# Data excerpt
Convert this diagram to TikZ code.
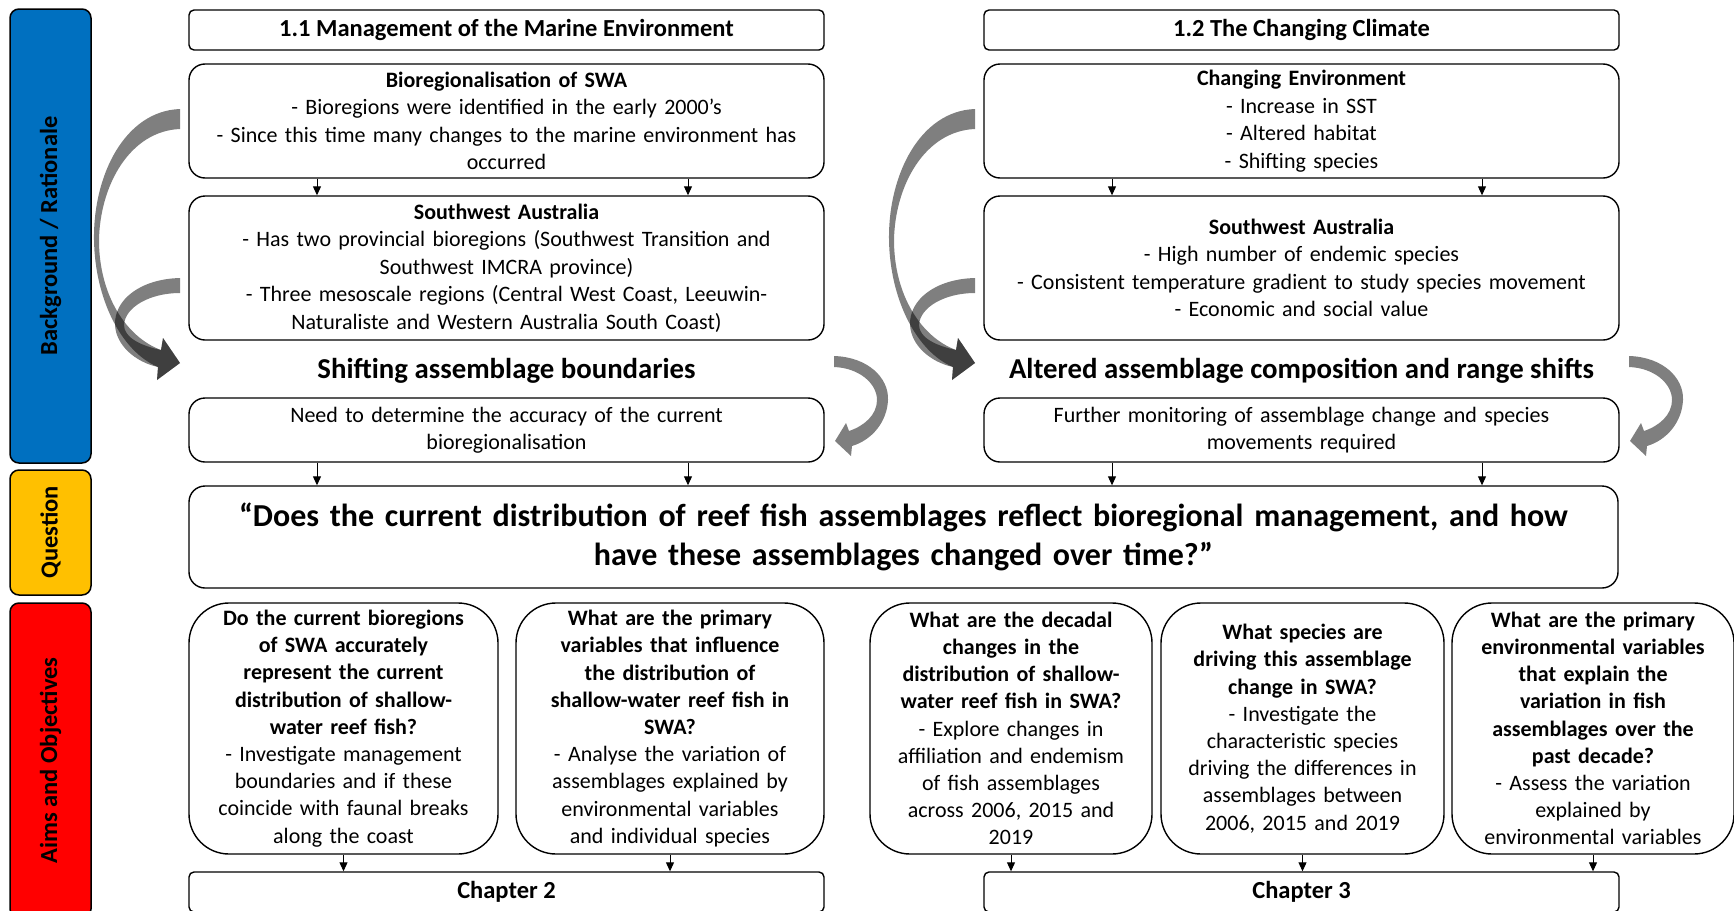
\documentclass[tikz,border=0pt]{standalone}
\usepackage{fontspec}
\setmainfont{Carlito}
\usetikzlibrary{arrows.meta, calc}
\definecolor{barblue}{RGB}{0, 112, 192}
\definecolor{baryellow}{RGB}{255, 192, 0}
\definecolor{barred}{RGB}{255, 0, 0}

\begin{document}
\begin{tikzpicture}[x=1pt, y=-1pt,
    sidebar/.style={draw=black, line width=1.5pt, rounded corners=9pt, rotate=90, minimum height=81pt, inner sep=0pt, font=\fontsize{24.5}{28}\selectfont\bfseries},
    header/.style={draw=black, line width=1.4pt, rounded corners=5pt, minimum width=635pt, minimum height=40pt, inner sep=0pt, font=\fontsize{24.5}{28}\selectfont\bfseries},
    infobox/.style={draw=black, line width=1.4pt, rounded corners=16pt, minimum width=635pt, text width=626pt, align=center, inner sep=2pt, font=\fontsize{22}{27.5}\selectfont},
    aimbox/.style={draw=black, line width=1.4pt, rounded corners=40pt, minimum height=251pt, text width=278pt, align=center, inner sep=2pt, font=\fontsize{22}{27.2}\selectfont},
    subtitle/.style={font=\fontsize{28.8}{32}\selectfont\bfseries},
    conn/.style={line width=1pt, -{Triangle[length=9pt, width=8pt]}},
    ribbon/.style={fill=black, fill opacity=0.5}
]
\useasboundingbox (0,0) rectangle (1734,910);

% Side bars
\node[sidebar, fill=barblue, minimum width=454pt] (bgbar) at (50.5,236) {Background / Rationale};
\node[sidebar, fill=baryellow, minimum width=125pt] (qbar) at (50.5,532.5) {Question};
\node[sidebar, fill=barred, minimum width=315pt] (aimbar) at (50.5,760.5) {Aims and Objectives};

% Research question
\node[infobox, minimum width=1429pt, text width=1420pt, minimum height=102pt, font=\fontsize{32}{38.7}\selectfont\bfseries] (quest) at (903.5,537) {“Does the current distribution of reef fish assemblages reflect bioregional management, and how\\ have these assemblages changed over time?”};

% Management (left)
\begin{scope}
    \node[header] (hdrA) at (506.5,30) {1.1 Management of the Marine Environment};
    \node[infobox, minimum height=114pt] (bioA) at (506.5,121) {{\bfseries Bioregionalisation of SWA}\\
        - Bioregions were identified in the early 2000's\\
        - Since this time many changes to the marine environment has\\
        occurred};
    \node[infobox, minimum height=144pt] (swaA) at (506.5,268) {{\bfseries Southwest Australia}\\
        - Has two provincial bioregions (Southwest Transition and\\
        Southwest IMCRA province)\\
        - Three mesoscale regions (Central West Coast, Leeuwin-\\
        Naturaliste and Western Australia South Coast)};
    \node[subtitle] (shiftA) at (506.5,371) {Shifting assemblage boundaries};
    \node[infobox, minimum height=64pt] (needA) at (506.5,430) {Need to determine the accuracy of the current\\ bioregionalisation};

    \coordinate (la) at (317,0);
    \coordinate (lb) at (688,0);
    \draw[conn] (bioA.south -| la) -- (swaA.north -| la);
    \draw[conn] (bioA.south -| lb) -- (swaA.north -| lb);
    \draw[conn] (needA.south -| la) -- (quest.north -| la);
    \draw[conn] (needA.south -| lb) -- (quest.north -| lb);

    \fill[ribbon] (180,109) .. controls (125,111) and (93,175) .. (94,240)
        .. controls (95,300) and (122,352) .. (158,367)
        -- (157,380) -- (180,363) -- (163,338) -- (161,350)
        .. controls (126,337) and (99,295) .. (99,240)
        .. controls (100,185) and (130,131) .. (180,129) -- cycle;
    \fill[ribbon] (180,278) .. controls (140,279) and (114,300) .. (115,325)
        .. controls (116,345) and (135,362) .. (158,367)
        -- (157,380) -- (180,363) -- (163,338) -- (161,350)
        .. controls (142,346) and (124,338) .. (124,325)
        .. controls (125,307) and (150,293) .. (180,293) -- cycle;
    \fill[ribbon] (834,356) .. controls (868,357) and (889,378) .. (888,400)
        .. controls (887,422) and (872,440) .. (852,446)
        -- (851,456) -- (835,441) -- (846,423) -- (849,431)
        .. controls (864,426) and (877,415) .. (877,400)
        .. controls (877,384) and (860,368) .. (834,367) -- cycle;
\end{scope}

% Climate (right)
\begin{scope}[shift={(795,0)}]
    \node[header] (hdrB) at (506.5,30) {1.2 The Changing Climate};
    \node[infobox, minimum height=114pt] (bioB) at (506.5,121) {{\bfseries Changing Environment}\\
        - Increase in SST\\
        - Altered habitat\\
        - Shifting species};
    \node[infobox, minimum height=144pt] (swaB) at (506.5,268) {{\bfseries Southwest Australia}\\
        - High number of endemic species\\
        - Consistent temperature gradient to study species movement\\
        - Economic and social value};
    \node[subtitle] (shiftB) at (506.5,371) {Altered assemblage composition and range shifts};
    \node[infobox, minimum height=64pt] (needB) at (506.5,430) {Further monitoring of assemblage change and species\\ movements required};

    \coordinate (ra) at (317,0);
    \coordinate (rb) at (687,0);
    \draw[conn] (bioB.south -| ra) -- (swaB.north -| ra);
    \draw[conn] (bioB.south -| rb) -- (swaB.north -| rb);
    \draw[conn] (needB.south -| ra) -- (quest.north -| ra);
    \draw[conn] (needB.south -| rb) -- (quest.north -| rb);

    \fill[ribbon] (180,109) .. controls (125,111) and (93,175) .. (94,240)
        .. controls (95,300) and (122,352) .. (158,367)
        -- (157,380) -- (180,363) -- (163,338) -- (161,350)
        .. controls (126,337) and (99,295) .. (99,240)
        .. controls (100,185) and (130,131) .. (180,129) -- cycle;
    \fill[ribbon] (180,278) .. controls (140,279) and (114,300) .. (115,325)
        .. controls (116,345) and (135,362) .. (158,367)
        -- (157,380) -- (180,363) -- (163,338) -- (161,350)
        .. controls (142,346) and (124,338) .. (124,325)
        .. controls (125,307) and (150,293) .. (180,293) -- cycle;
    \fill[ribbon] (834,356) .. controls (868,357) and (889,378) .. (888,400)
        .. controls (887,422) and (872,440) .. (852,446)
        -- (851,456) -- (835,441) -- (846,423) -- (849,431)
        .. controls (864,426) and (877,415) .. (877,400)
        .. controls (877,384) and (860,368) .. (834,367) -- cycle;
\end{scope}

% Aims and objectives
\node[aimbox, minimum width=309pt] (aimA) at (343.5,728.5) {{\bfseries Do the current bioregions\\ of SWA accurately\\ represent the current\\ distribution of shallow-\\ water reef fish?}\\
    - Investigate management\\ boundaries and if these\\ coincide with faunal breaks\\ along the coast};
\node[aimbox, minimum width=308pt] (aimB) at (670,728.5) {{\bfseries What are the primary\\ variables that influence\\ the distribution of\\ shallow-water reef fish in\\ SWA?}\\
    - Analyse the variation of\\ assemblages explained by\\ environmental variables\\ and individual species};
\node[aimbox, minimum width=282pt] (aimC) at (1011,728.5) {{\bfseries What are the decadal\\ changes in the\\ distribution of shallow-\\ water reef fish in SWA?}\\
    - Explore changes in\\ affiliation and endemism\\ of fish assemblages\\ across 2006, 2015 and\\ 2019};
\node[aimbox, minimum width=283pt] (aimD) at (1302.5,728.5) {{\bfseries What species are\\ driving this assemblage\\ change in SWA?}\\
    - Investigate the\\ characteristic species\\ driving the differences in\\ assemblages between\\ 2006, 2015 and 2019};
\node[aimbox, minimum width=282pt] (aimE) at (1593,728.5) {{\bfseries What are the primary\\ environmental variables\\ that explain the\\ variation in fish\\ assemblages over the\\ past decade?}\\
    - Assess the variation\\ explained by\\ environmental variables};

\node[header, minimum height=40pt] (ch2) at (506.5,892) {Chapter 2};
\node[header, minimum height=40pt] (ch3) at (1301.5,892) {Chapter 3};

\draw[conn] (aimA) -- (aimA |- ch2.north);
\draw[conn] (aimB) -- (aimB |- ch2.north);
\draw[conn] (aimC) -- (aimC |- ch3.north);
\draw[conn] (aimD) -- (aimD |- ch3.north);
\draw[conn] (aimE) -- (aimE |- ch3.north);

\end{tikzpicture}
\end{document}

# Exercise aim
Tally the lines of the data that hold the string "this". Answer with the number and nothing more.

# Task solution
3